Il taglio di cui vi racconteremo oggi è molto apprezzato in tutta la penisola per la sua versatilità in cucina ma soprattutto per il suo sapore. Stiamo parlando del Campanello.
Il nome Campanello potrebbe non dirvi nulla, probabilmente perchè questo pezzo assume una denominazione diversa a seconda del luogo geografico in cui viene gustato. Viene nominato diversamente in quasi ogni città d’ Italia: qualcuno lo chiama Pesce come a Venezia; al sud è il Piscione o Piccione; a Firenze è il Callo del campanello mentre a Palermo è definito l’Imperatore e ce ne sono ancora altri (Gamba, Gamboncello o Indisco). Tanti nomi diversi per indicare un taglio gustoso che si presta preparazioni e abbinamenti anche molto diversi.
Il nome del taglio è dovuto alla particolare forma, culminante nel famoso callo tanto amato nelle ricette di origine campana, che dona cremosità e sapore alla Genovese e ai sughi della domenica. Altre caratteristiche assolutamente uniche di questo piccolo gioiello gastronomico si possono scoprire declinando in maniera sempre più specifica le varie fasce muscolari che lo compongono e dando spazio alla fantasia. Vi assicuro che con un esame attento di queste carni potrete preparare tagli teneri e succulenti quanto un filetto: provare per credere.

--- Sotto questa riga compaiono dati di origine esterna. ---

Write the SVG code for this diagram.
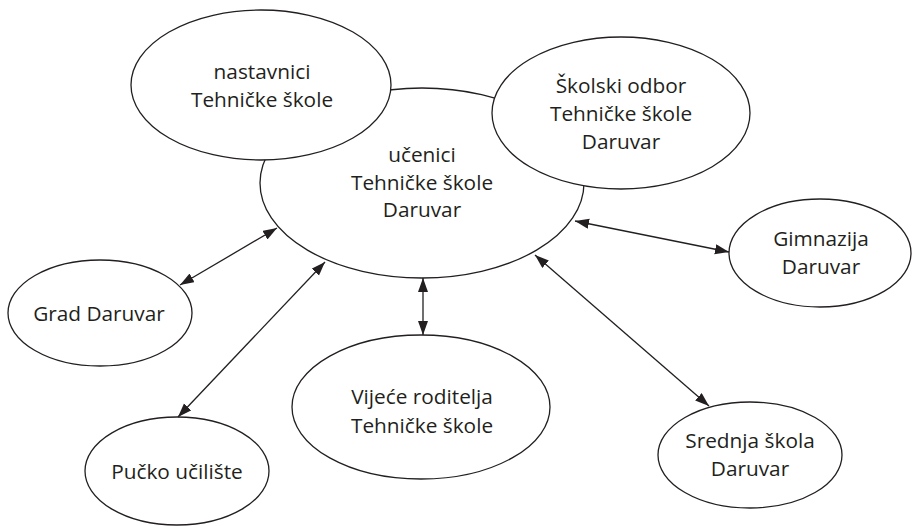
<svg xmlns="http://www.w3.org/2000/svg" width="912" height="526" viewBox="0 0 912 526">
<style>
.node ellipse{fill:#fff;stroke:#231f20;stroke-width:1.3}
.node text{font-family:"Open Sans","Noto Sans","Liberation Sans",sans-serif;font-size:20.8px;fill:#231f20;text-anchor:middle}
.conn line{stroke:#231f20;stroke-width:1.3;marker-start:url(#ah);marker-end:url(#ah)}
</style>
<defs>
<marker id="ah" markerUnits="userSpaceOnUse" markerWidth="15" markerHeight="11" refX="14" refY="5" orient="auto-start-reverse">
<path d="M0,0 L14,5 L0,10 z" fill="#231f20"/>
</marker>
</defs>
<rect width="912" height="526" fill="#fff"/>
<g id="ucenici" class="node">
<ellipse cx="422" cy="183" rx="162" ry="95"/>
<text x="422" y="162">učenici</text>
<text x="422" y="190">Tehničke škole</text>
<text x="422" y="217">Daruvar</text>
</g>
<g id="nastavnici" class="node">
<ellipse cx="261" cy="85" rx="130" ry="75"/>
<text x="262" y="79">nastavnici</text>
<text x="262" y="107">Tehničke škole</text>
</g>
<g id="skolski-odbor" class="node">
<ellipse cx="621" cy="113" rx="129" ry="76"/>
<text x="621" y="93">Školski odbor</text>
<text x="621" y="121">Tehničke škole</text>
<text x="621" y="149">Daruvar</text>
</g>
<g id="gimnazija" class="node">
<ellipse cx="820" cy="253" rx="91" ry="54"/>
<text x="821" y="246">Gimnazija</text>
<text x="821" y="274">Daruvar</text>
</g>
<g id="grad" class="node">
<ellipse cx="100" cy="313" rx="92" ry="53"/>
<text x="99" y="321">Grad Daruvar</text>
</g>
<g id="vijece" class="node">
<ellipse cx="421" cy="407" rx="129" ry="72"/>
<text x="422" y="404">Vijeće roditelja</text>
<text x="422" y="433">Tehničke škole</text>
</g>
<g id="pucko" class="node">
<ellipse cx="177" cy="471" rx="92" ry="54"/>
<text x="177" y="479">Pučko učilište</text>
</g>
<g id="srednja" class="node">
<ellipse cx="750" cy="455" rx="92" ry="53"/>
<text x="750" y="448">Srednja škola</text>
<text x="750" y="476">Daruvar</text>
</g>
<g id="connectors" class="conn">
<line x1="180" y1="285" x2="277" y2="228"/>
<line x1="178" y1="417" x2="325" y2="262"/>
<line x1="423" y1="335" x2="423" y2="278"/>
<line x1="709" y1="406" x2="535" y2="255"/>
<line x1="729" y1="252" x2="575" y2="221"/>
</g>
</svg>
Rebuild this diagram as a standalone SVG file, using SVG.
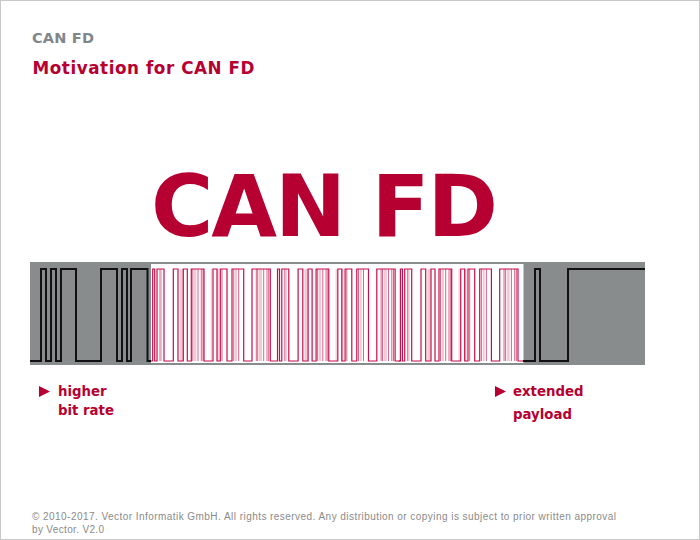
<svg xmlns="http://www.w3.org/2000/svg" xmlns:xlink="http://www.w3.org/1999/xlink" width="700" height="540" viewBox="0 0 700 540">
<style>
.red{fill:#b70032}
.bold{font-family:"DejaVu Sans","Liberation Sans",sans-serif;font-weight:bold}
.sig{fill:none;stroke:#111;stroke-width:2;stroke-linejoin:miter}
.rsig{fill:none;stroke:#c4104a;stroke-width:1.2;stroke-linejoin:miter}
.rline{stroke:#c4104a;stroke-width:1;opacity:0.65}
.pink{fill:#d03a64;opacity:0.28}
.foot{font-family:"Liberation Sans",Arial,sans-serif;font-size:10px;fill:#8a8a8a}
</style>
<defs>
<g id="period">
<rect class="pink" x="28.7" y="269" width="3.3" height="92"/>
<rect class="pink" x="43" y="269" width="2.3" height="92"/>
<rect class="pink" x="59.8" y="269" width="1.2" height="92"/>
<rect class="pink" x="66" y="269" width="1.7" height="92"/>
<rect class="pink" x="84" y="269" width="2" height="92"/>
<rect class="pink" x="108" y="269" width="3" height="92"/>
<g class="rline">
<line x1="9" y1="269" x2="9" y2="361"/>
<line x1="10.3" y1="269" x2="10.3" y2="361" opacity="0.5"/>
<line x1="41.8" y1="269" x2="41.8" y2="361"/>
<line x1="47" y1="269" x2="47" y2="361"/>
<line x1="50.3" y1="269" x2="50.3" y2="361"/>
<line x1="52" y1="269" x2="52" y2="361"/>
<line x1="71" y1="269" x2="71" y2="361"/>
<line x1="82.7" y1="269" x2="82.7" y2="361"/>
<line x1="87.7" y1="269" x2="87.7" y2="361"/>
<line x1="105.3" y1="269" x2="105.3" y2="361"/>
<line x1="106.7" y1="269" x2="106.7" y2="361"/>
<line x1="112.7" y1="269" x2="112.7" y2="361"/>
<line x1="116" y1="269" x2="116" y2="361"/>
<line x1="117.7" y1="269" x2="117.7" y2="361"/>
</g>
<path class="rsig" d="M0,361 H1.7 V269 H3.7 V361 H6 V269 H13 V361 H22.3 V269 H27 V361 H32.3 V269 H36.3 V361 H40.3 V269 H53 V361 H62 V269 H66 V361 H69.3 V269 H76 V361 H81 V269 H92.7 V361 H101 V269 H119.3 V361 H124.8"/>
</g>
</defs>
<rect x="0.5" y="0.5" width="699" height="539" fill="#fff" stroke="#c8c8c8"/>
<g id="header">
<text class="bold" x="32" y="43.3" font-size="14.5" fill="#80868a" textLength="62">CAN FD</text>
<text class="bold red" x="32.5" y="74" font-size="16.8" textLength="222">Motivation for CAN FD</text>
</g>
<g id="title">
<text class="bold red" x="151" y="236" font-size="85" textLength="347">CAN FD</text>
</g>
<g id="bus">
<rect x="30" y="262" width="615" height="103" fill="#888c8d"/>
<rect x="151" y="264" width="372.5" height="99" fill="#fff"/>
</g>
<g id="connectors">
<path class="sig" d="M30,361 H41 V269 H46 V361 H51 V269 H56 V361 H61 V269 H76 V361 H101 V269 H117 V361 H122 V269 H127 V361 H131 V269 H147.5 V361 H151"/>
<g transform="translate(151,0)"><use xlink:href="#period"/></g>
<g transform="translate(275.8,0)"><use xlink:href="#period"/></g>
<g transform="translate(398.7,0)"><use xlink:href="#period"/></g>
<path class="sig" d="M523,361 H535 V269 H540 V361 H568 V269 H645"/>
</g>
<g id="label-bitrate">
<polygon class="red" points="39,386 50,391.5 39,397"/>
<text class="bold red" x="58" y="396" font-size="13.3">higher</text>
<text class="bold red" x="58" y="415" font-size="13.3">bit rate</text>
</g>
<g id="label-payload">
<polygon class="red" points="495,386 506,391.5 495,397"/>
<text class="bold red" x="513" y="396" font-size="13.3">extended</text>
<text class="bold red" x="513" y="419" font-size="13.3">payload</text>
</g>
<g id="footer">
<text class="foot" x="32" y="520" textLength="584">© 2010-2017. Vector Informatik GmbH. All rights reserved. Any distribution or copying is subject to prior written approval</text>
<text class="foot" x="32" y="533" textLength="72">by Vector. V2.0</text>
</g>
</svg>
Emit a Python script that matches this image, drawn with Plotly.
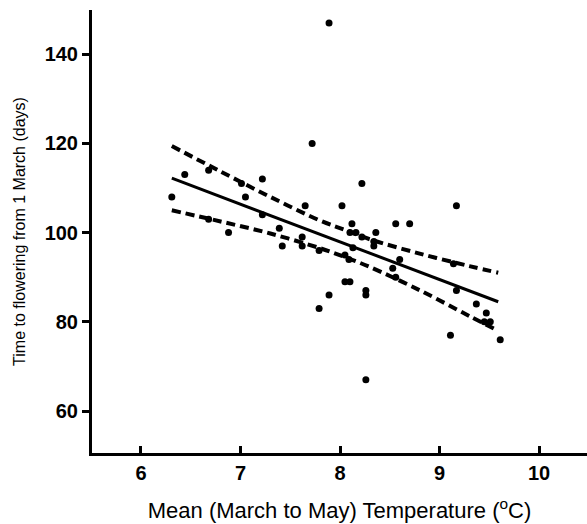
import plotly.graph_objects as go

# Scatter data: mean March-May temperature (°C) vs days to flowering from 1 March
temp = [6.31, 6.44, 6.68, 6.68, 6.88, 7.01, 7.05, 7.22, 7.22, 7.39,
        7.42, 7.62, 7.62, 7.65, 7.72, 7.79, 7.89, 7.89, 7.79, 8.02,
        8.22, 8.12, 8.10, 8.16, 8.22, 8.34, 8.34, 8.36, 8.13, 8.05,
        8.09, 8.05, 8.10, 8.26, 8.26, 8.26, 8.56, 8.70, 8.60, 8.53,
        8.56, 9.17, 9.14, 9.17, 9.37, 9.47, 9.45, 9.51, 9.11, 9.61]
days = [108, 113, 114, 103, 100, 111, 108, 112, 104, 101,
        97, 99, 97, 106, 120, 96, 147, 86, 83, 106,
        111, 102, 100, 100, 99, 98, 97, 100, 96.6, 95,
        94, 89, 89, 87, 86, 67, 102, 102, 94, 92,
        90, 106, 93, 87, 84, 82, 80, 80, 77, 76]

# Regression line
fit_x = [6.31, 9.59]
fit_y = [112.2, 84.5]

# 95% confidence band
ci_x = [6.31, 6.8, 7.3, 7.8, 8.05, 8.3, 8.8, 9.3, 9.59]
ci_upper = [119.4, 113.7, 108.0, 102.7, 100.6, 98.5, 95.3, 92.5, 91.0]
ci_lower = [105.0, 102.5, 99.8, 96.5, 94.5, 92.3, 87.1, 81.3, 78.0]

x_ticks = [6, 7, 8, 9, 10]
y_ticks = [60, 80, 100, 120, 140]

FONT = "Liberation Sans, Arial, sans-serif"

fig = go.Figure()
fig.add_trace(go.Scatter(x=temp, y=days, mode="markers",
                         marker=dict(color="black", size=7, line=dict(width=0)),
                         showlegend=False))
fig.add_trace(go.Scatter(x=fit_x, y=fit_y, mode="lines",
                         line=dict(color="black", width=3), showlegend=False))
for ys in (ci_upper, ci_lower):
    fig.add_trace(go.Scatter(x=ci_x, y=ys, mode="lines",
                             line=dict(color="black", width=4, dash="9px,5px", shape="spline"),
                             showlegend=False))

fig.update_layout(
    width=587, height=524,
    margin=dict(l=92, r=0, t=10, b=71),
    plot_bgcolor="white", paper_bgcolor="white",
    font=dict(family=FONT, color="black"),
)
fig.update_xaxes(
    range=[5.508, 10.482], tickvals=x_ticks,
    ticks="inside", ticklen=7, tickwidth=3, tickcolor="black",
    showline=True, linewidth=3, linecolor="black",
    showgrid=False, zeroline=False,
    tickfont=dict(family=FONT, size=20, weight="bold", color="black"),
    title=dict(text="Mean (March to May) Temperature (<sup>o</sup>C)",
               font=dict(family=FONT, size=22, color="black"), standoff=20),
)
fig.update_yaxes(
    range=[50.6, 149.9], tickvals=y_ticks,
    ticks="outside", ticklen=7, tickwidth=3, tickcolor="black",
    showline=True, linewidth=3, linecolor="black",
    showgrid=False, zeroline=False,
    tickfont=dict(family=FONT, size=20, weight="bold", color="black"),
    title=dict(text="Time to flowering from 1 March (days)",
               font=dict(family=FONT, size=16, color="black"), standoff=16),
)

fig.write_html("out.html")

Proprio la versatilità in cucina è una delle sue qualità migliori, con questo taglio si può preparare un ottimo stufato, un buon gulasch ma anche un delizioso brodo. Tra tutti i tipi di cottura però ce n’è uno che ne esalta il sapore in particolar modo: il brasato.
Preparazione
Brasare, è una tecnica di cottura antica che pare sia risalente addirittura al medioevo: significa cuocere un pezzo intero di carne, lentamente e a lungo nel forno o in una casseruola. Il cibo viene cotto all’interno di un contenitore chiuso con il coperchio, che intrappola il vapore. Il primo passo per ottenere un perfetto brasato è metterlo a rosolare in poco olio, burro o entrambi, affinché si crei quella crosticina dorata che sigilla la carne, impedendo la fuoriuscita dei succhi ed evitando quindi di renderla meno succulenta.
Dopo la prima rosolatura, la carne si cuoce quindi in parte per immersione nel liquido di cottura, in parte a vapore dal quale assorbe il profumo. Per brasare la carne, tradizionalmente si utilizza il vino rosso. Sono molto adatti ad esempio i vini piemontesi come il Barolo, il Nebbiolo e il Barbaresco oppure i lombardi Sassella o l’Inferno sempre da uva nebbiolo qui detta Chiavennasca, ma un gran vino rosso farà sempre un ottimo lavoro. Un Sangiovese Grosso o di Romagna, un Aglianico o un Negroamaro vi sorprenderanno… Assieme bisogna anche preparare un fondo a base di verdure e spezie, che sul fuoco sprigioneranno i loro aromi insaporendo così il nostro Campanello.
A fine cottura la carne del brasato si presenta scura e quasi caramellata. Con il sugo che si ricava dal fondo filtrato o frullato si potrà eventualmente condire la pasta, mentre con la carne si potrà preparare il ripieno di ravioli e agnolotti.
Il Campanello di per sé, essendo una carne che si presta a diverse ricette, non ha un abbinamento prediletto. Si può osare tanto, ovviamente tenendo conto del fatto che si tratta di carne di manzo. Per quanto riguarda il brasato, invece consigliamo un rosso corposo e di grande struttura, capace di richiamare le spezie proprie della ricetta, ovviamente Barolo e Barbarbaresco sono gli accostamenti classici, ma si può anche abbinare un Aglianico del Vulture o magari con un buon Merlot, meno impegnativi di un Barolo ma comunque capaci di creare un giusto abbinamento, che esalti il sapore del taglio.